Un deuxième élément d’inconfort réside dans le fait que les structures de développement a-territoriaux, les chaînes de valeur globales, les communautés d’intérêt, la facilité croissante qu’ont les intervenants économiques de collaborer et d’échanger à distance (moyennant des rencontres temporaires peu fréquentes) ne sont pas abordées de front dans le livre. Ces dynamiques récentes, qui n’ont pris de l’ampleur que dans les 15 dernières années, avec la démocratisation d’Internet et des communications mobiles, nous interpellent sur les idées qui émanent des années 1970 et 1980 (raffinées durant les années 1990 et 2000). Même si les auteurs reconnaissent la mondialisation croissante de l’économie, et le fait que les territoires (et leurs dynamiques) s’insèrent dans des réseaux d’échange plus larges, l’idée que le territoire ne serait plus capable de contenir ses dynamiques propres (possibilité que la conceptualisation de Doreen Massey, For Space, Routledge, 2005, permet d’envisager) n’est pas sérieusement prise en compte. Quel que soit l’avis qu’on peut avoir sur ces évolutions et leurs conséquences sur le territoire, il s’agirait de les articuler et de justifier le rôle du territoire dans ce nouveau contexte de flux rapides, de mobilité et d’appartenances diverses.
Finalement, la notion même de territoire n’est pas clairement définie par les auteurs. Le territoire est présenté comme acteur syntagmatique, c’est-à-dire « ayant un objectif clair et mettant au point une stratégie pour l’atteindre ». Or, le territoire – quels qu’en soient les limites et les contours – n’a rien d’uni. Il est formé de multiples acteurs, souvent en conflit politique ou social, avec des objectifs soit incompatibles, soit indépendants les uns des autres. De plus, chaque acteur appartient à des communautés virtuelles et à des réseaux divers. La compétitivité territoriale, qui peut être néfaste si elle accapare les moyens publics pour s’octroyer ce qui se trouve chez les voisins, doit aussi être comprise comme un message politique rassembleur, permettant de faire passer des décisions sans les regarder de trop près : nul, aujourd’hui, n’a le droit d’être contre la compétitivité !

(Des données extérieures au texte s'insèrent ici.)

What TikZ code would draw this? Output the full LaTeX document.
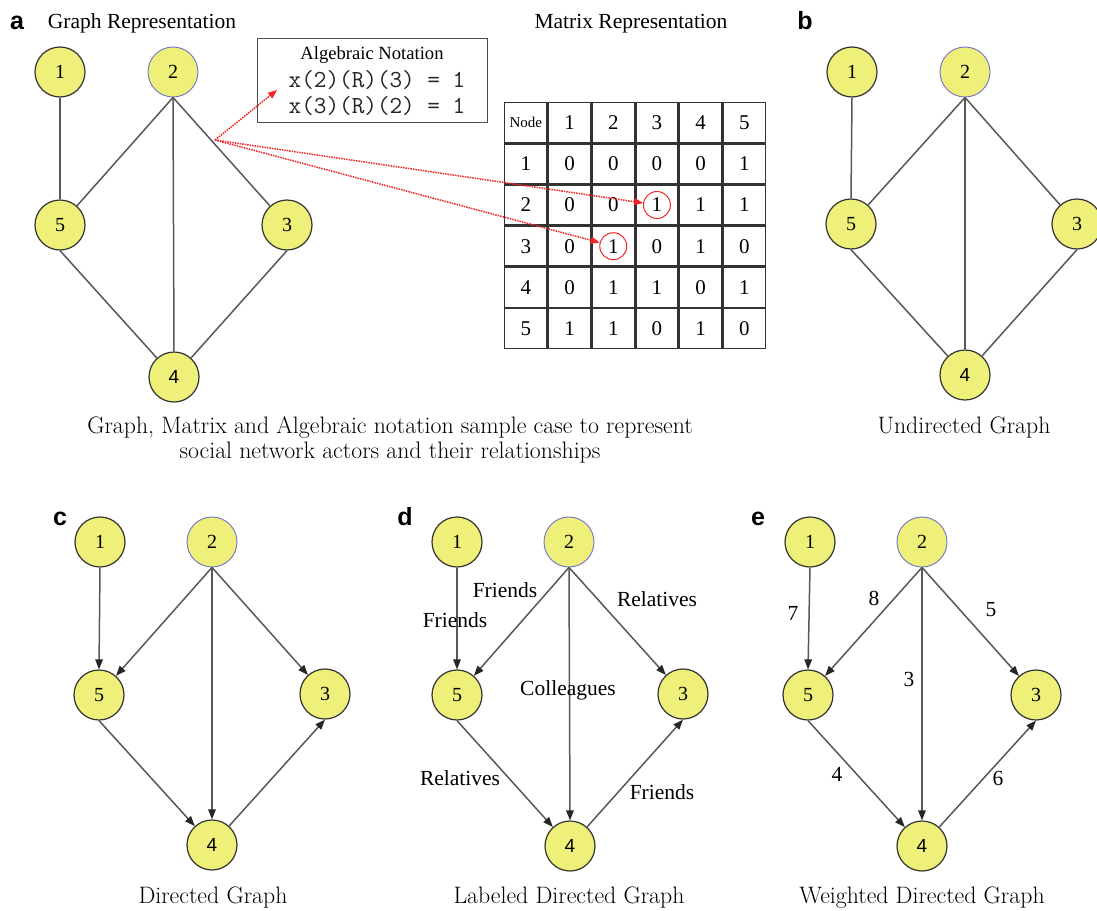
\documentclass[tikz,border=0pt]{standalone}
\usepackage{fontspec}
\newfontfamily\tms{Liberation Serif}
\newfontfamily\hlv{Liberation Sans}
\usetikzlibrary{arrows.meta,matrix}

\definecolor{nodefill}{RGB}{238,240,122}
\definecolor{edgegray}{RGB}{88,88,88}
\definecolor{ringblue}{RGB}{112,112,205}
\definecolor{notered}{RGB}{238,40,40}

\tikzset{
  vtx/.style={circle, draw=black!80, line width=1.2pt, fill=nodefill,
    minimum size=50, inner sep=0pt, font=\tms\fontsize{20}{24}\selectfont},
  vtxb/.style={vtx, draw=ringblue, line width=0.9pt},
  vtxs/.style={vtx, font=\hlv\fontsize{19}{22}\selectfont},
  link/.style={draw=edgegray, line width=1.5pt},
  arc/.style={link, -{Triangle[length=10pt,width=7.5pt,color=black!85]}},
  panel/.style={font=\hlv\bfseries\fontsize{25}{28}\selectfont, anchor=base, inner sep=0pt},
  heading/.style={font=\tms\fontsize{21.5}{25}\selectfont, anchor=base, inner sep=0pt},
  caption/.style={font=\fontsize{23.8}{27}\selectfont, anchor=base, inner sep=0pt},
  lab/.style={font=\tms\fontsize{21.5}{25}\selectfont, inner sep=0pt,
    text height=0.68em, text depth=0pt},
  cell/.style={draw=black!80, line width=1.4pt, minimum width=42.3, minimum height=39.8,
    inner sep=0pt, outer sep=0pt, anchor=center, font=\tms\fontsize{21}{24}\selectfont},
  ring/.style={circle, draw=notered, line width=1pt, minimum size=27, inner sep=0pt},
  pointer/.style={draw=notered, line width=1.5pt, densely dotted,
    -{Triangle[length=9pt,width=7pt]}},
  algline/.style={font=\ttfamily\fontsize{24.5}{28}\selectfont, text=black!85, inner sep=0pt},
}

\begin{document}
\begin{tikzpicture}[x=1pt, y=-1pt]
\useasboundingbox[fill=white] (0,0) rectangle (1097,910);

% ---------- a: graph, matrix and algebraic notation ----------
\node[panel] (la) at (17,29) {a};
\node[heading] (ha) at (142,28) {Graph Representation};
\node[heading] (hm) at (631,28) {Matrix Representation};

\node[vtx]  (a1) at (60,72)   {1};
\node[vtxb] (a2) at (173,72)  {2};
\node[vtx]  (a5) at (60,225)  {5};
\node[vtx]  (a3) at (287,225) {3};
\node[vtxs] (a4) at (174,377) {4};
\draw[link] (a1.south) -- (a5.north);
\draw[link] (a2.south) -- (a5);
\draw[link] (a2.south) -- (a4.north);
\draw[link] (a2.south) -- (a3);
\draw[link] (a5.south) -- (a4);
\draw[link] (a3.south) -- (a4);

% algebraic notation box
\node[draw=black!70, line width=1.1pt, minimum width=230, minimum height=84,
  inner sep=0pt, anchor=north west] (box) at (257,38) {};
\node[font=\tms\fontsize{18.6}{22}\selectfont, inner sep=0pt] (algt) at (372,55) {Algebraic Notation};
\node[algline] (alg1) at (377,80) {x(2)(R)(3) = 1};
\node[algline] (alg2) at (377,106) {x(3)(R)(2) = 1};

% adjacency matrix
\matrix (M) [matrix of nodes, anchor=north west, inner sep=0pt, outer sep=0pt,
  column sep=0pt, row sep=0pt, nodes={cell}] at (504,102) {
  |[font=\tms\fontsize{15}{18}\selectfont]| Node & 1 & 2 & 3 & 4 & 5 \\
  1 & 0 & 0 & 0 & 0 & 1 \\
  2 & 0 & 0 & 1 & 1 & 1 \\
  3 & 0 & 1 & 0 & 1 & 0 \\
  4 & 0 & 1 & 1 & 0 & 1 \\
  5 & 1 & 1 & 0 & 1 & 0 \\
};
\node[ring] (r23) at (M-3-4) {};
\node[ring] (r32) at (M-4-3) {};

% pointers from the edge 2--3
\coordinate (src) at (215,140);
\coordinate (algtip) at (277,90);
\draw[pointer] (src) -- (algtip);
\draw[pointer] (src) -- (r23);
\draw[pointer] (src) -- (r32);

\node[caption] (capa1) at (390,433) {Graph, Matrix and Algebraic notation sample case to represent};
\node[caption] (capa2) at (390,458) {social network actors and their relationships};

% ---------- b: undirected graph ----------
\node[panel] (lb) at (805,29) {b};
\node[vtx]  (b1) at (852,72)   {1};
\node[vtxb] (b2) at (965,72)   {2};
\node[vtx]  (b5) at (851,224)  {5};
\node[vtx]  (b3) at (1077,224) {3};
\node[vtxs] (b4) at (965,375)  {4};
\draw[link] (b1.south) -- (b5.north);
\draw[link] (b2.south) -- (b5);
\draw[link] (b2.south) -- (b4.north);
\draw[link] (b2.south) -- (b3);
\draw[link] (b5.south) -- (b4);
\draw[link] (b3.south) -- (b4);
\node[caption] (capb) at (964,433) {Undirected Graph};

% ---------- c: directed graph ----------
\node[panel] (lc) at (60,525) {c};
\node[vtx]  (c1) at (100,542) {1};
\node[vtxb] (c2) at (212,542) {2};
\node[vtx]  (c5) at (99,695)  {5};
\node[vtx]  (c3) at (325,694) {3};
\node[vtxs] (c4) at (212,845) {4};
\draw[arc] (c1.south) -- (c5.north);
\draw[arc] (c2.south) -- (c5);
\draw[arc] (c2.south) -- (c4.north);
\draw[arc] (c2.south) -- (c3);
\draw[arc] (c5.south) -- (c4);
\draw[arc] (c4) -- (c3.south);
\node[caption] (capc) at (213,903) {Directed Graph};

% ---------- d: labeled directed graph ----------
\node[panel] (ld) at (405,525) {d};
\node[vtx]  (d1) at (457,542) {1};
\node[vtxb] (d2) at (569,542) {2};
\node[vtx]  (d5) at (457,695) {5};
\node[vtx]  (d3) at (683,694) {3};
\node[vtxs] (d4) at (570,846) {4};
\draw[arc] (d1.south) -- (d5.north);
\draw[arc] (d2.south) -- (d5);
\draw[arc] (d2.south) -- (d4.north);
\draw[arc] (d2.south) -- (d3);
\draw[arc] (d5.south) -- (d4);
\draw[arc] (d4) -- (d3.south);
\node[lab] (d15) at (455,624) {Friends};
\node[lab] (d25) at (505,594) {Friends};
\node[lab] (d23) at (657,603) {Relatives};
\node[lab] (d24) at (568,692) {Colleagues};
\node[lab] (d54) at (460,782) {Relatives};
\node[lab] (d43) at (662,796) {Friends};
\node[caption] (capd) at (569,903) {Labeled Directed Graph};

% ---------- e: weighted directed graph ----------
\node[panel] (le) at (758,525) {e};
\node[vtx]  (e1) at (810,542)  {1};
\node[vtxb] (e2) at (922,542)  {2};
\node[vtx]  (e5) at (808,695)  {5};
\node[vtx]  (e3) at (1036,695) {3};
\node[vtxs] (e4) at (922,846)  {4};
\draw[arc] (e1.south) -- (e5.north);
\draw[arc] (e2.south) -- (e5);
\draw[arc] (e2.south) -- (e4.north);
\draw[arc] (e2.south) -- (e3);
\draw[arc] (e5.south) -- (e4);
\draw[arc] (e4) -- (e3.south);
\node[lab] (e15) at (793,617) {7};
\node[lab] (e25) at (874,602) {8};
\node[lab] (e23) at (991,613) {5};
\node[lab] (e24) at (909,683) {3};
\node[lab] (e54) at (837,778) {4};
\node[lab] (e43) at (998,782) {6};
\node[caption] (cape) at (922,903) {Weighted Directed Graph};
\end{tikzpicture}
\end{document}
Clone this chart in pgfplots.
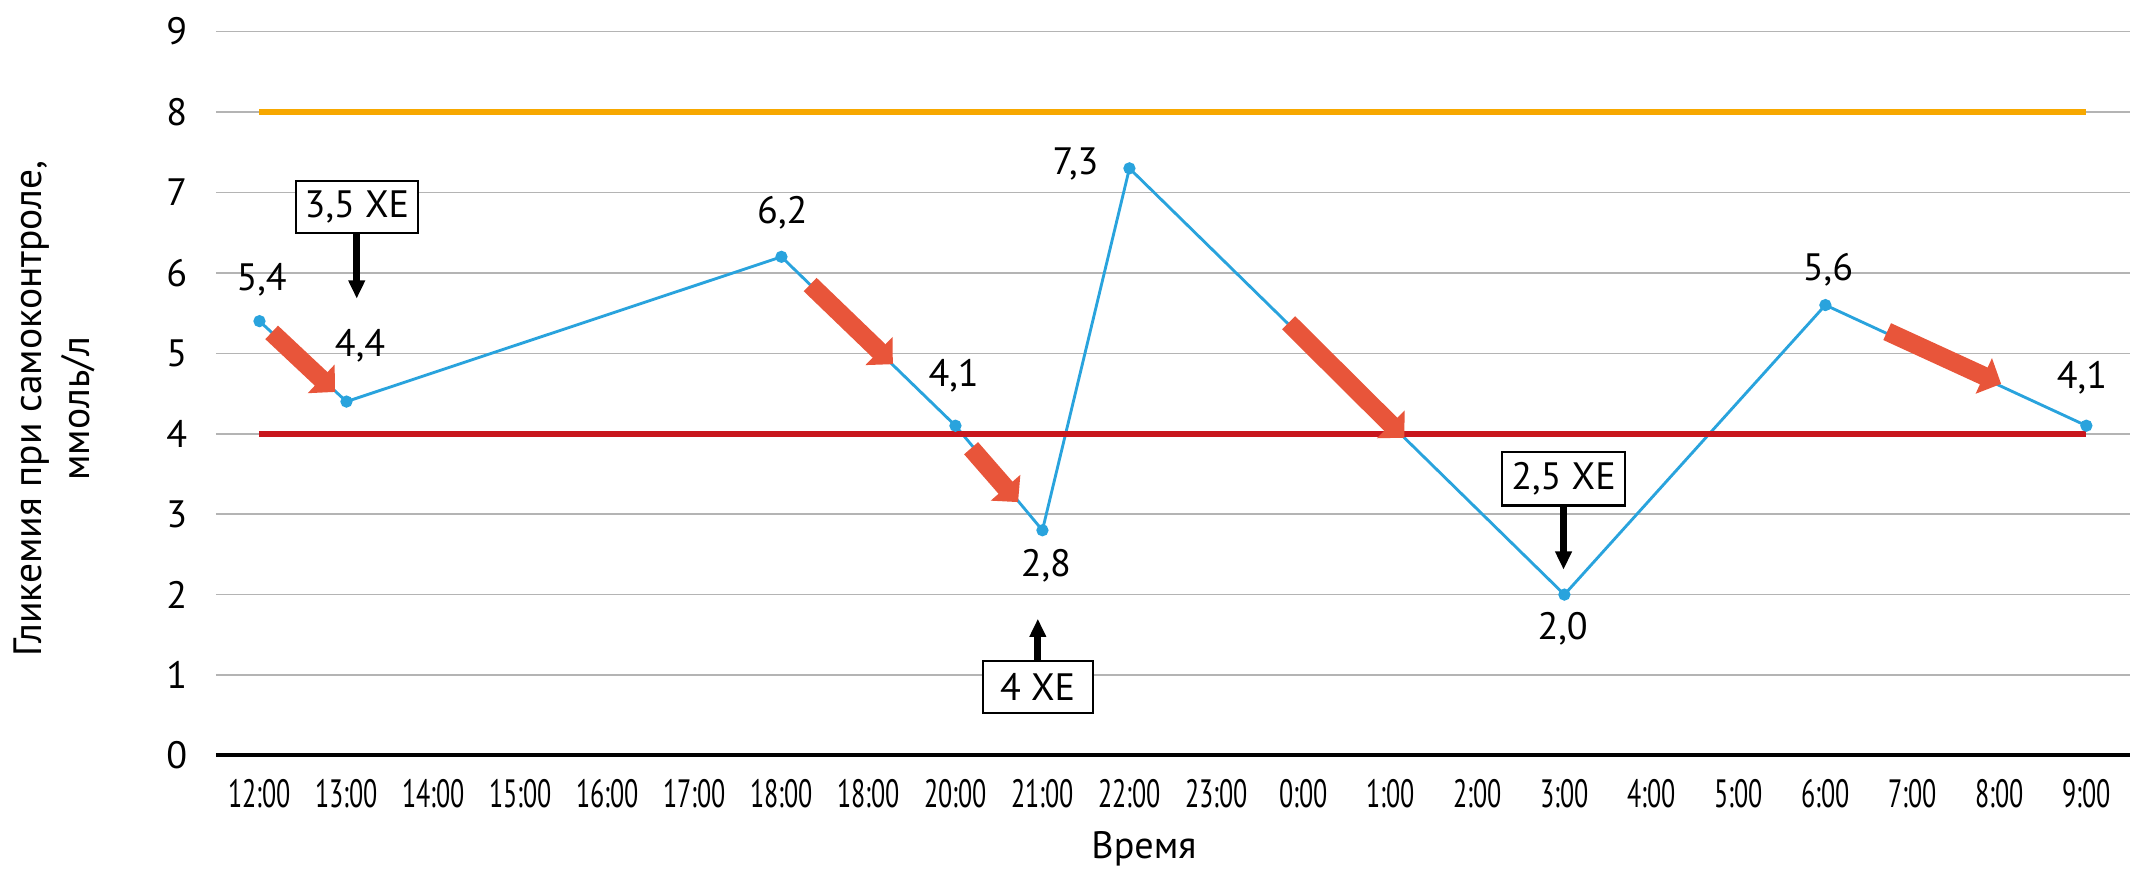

Ce livre, clair et bien écrit, permet de faire le tour des arguments en faveur de l’idée que le territoire est un élément-clé du développement économique. Tous les étudiants et chercheurs voulant rapidement comprendre les fondements de cette idée sont chaudement invités à le lire. Par contre, tout en présentant très clairement cette idée, l’ouvrage ne parvient pas à convaincre.